LA Times Editor Warns of Conservative Media ‘Closed Loop’

A Calmes Conversation
Jackie K. Calmes, the White House editor for the Los Angeles Times Washington bureau, discusses the interaction between conservative media and national politics at the Kennedy School Tuesday afternoon.

The “closed loop” of conservative media has pushed the Republican Party farther to the right, argued Jackie K. Calmes, the White House editor for the Los Angeles Times Washington bureau, at the Kennedy School Tuesday.

In a discussion led by Shorenstein Center Director Nicco Mele, Calmes contended that conservative media outlets have driven Republican leaders to overpromise on issues—like repealing Obamacare and defunding Planned Parenthood—that they later found to be politically unattainable.

“The things [the Republican Party was] promising were always unachievable, but they were thrown out there as red meat encouraged by conservative media,” Calmes said.

Calmes argued that the Internet, talk radio, and cable television have together created a confined “ecosystem” of right-wing media that has pushed politicians to adopt more extreme policy stances at the expense of effective governance.


“You take something as basic to Republican ideology as tax cuts, and [Republican politicians] cannot do it,” she said.

And asked how she sees the relationship between conservative media and Republican politicians changing in the future, Calmes said the outlook was bleak: “It’s only going to get worse,” she said.

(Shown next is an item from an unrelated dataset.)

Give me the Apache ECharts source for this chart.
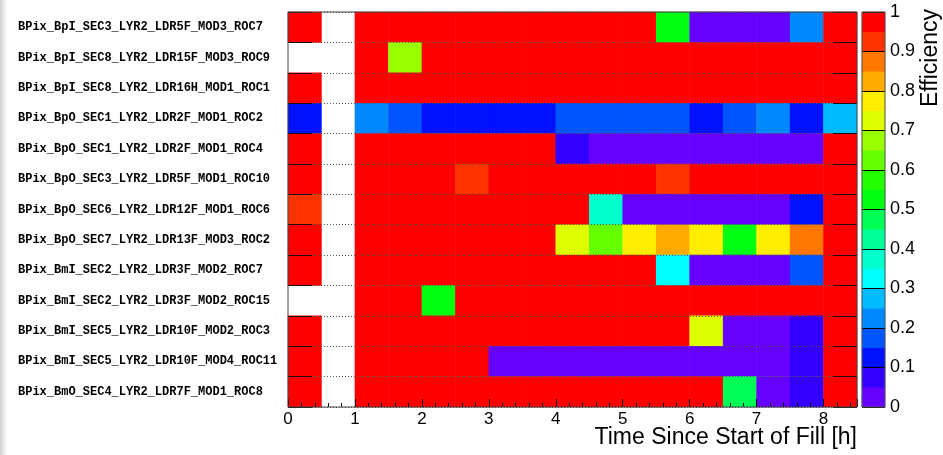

The rise of the Internet as a dominant news source has only intensified this relationship, she said. She added that journalists should not stop reporting on President Donald Trump’s tweets, which “provide a unique window into the mindset of the President of the United States.”

Liam D. deClive-Lowe ’21, who attended the talk, said he found Calmes’ ideas enlightening.

“My biggest takeaway was that right now we have two major parties in America, one which is a governing party that can’t win elections and one that’s a winning party that can’t govern,” he said.

Lloyd P. Deshaye, a retired Canadian provincial court judge, also said he was satisfied with the event.

“It’s gratifying that people are talking so openly about the state of government in the United States,” he said.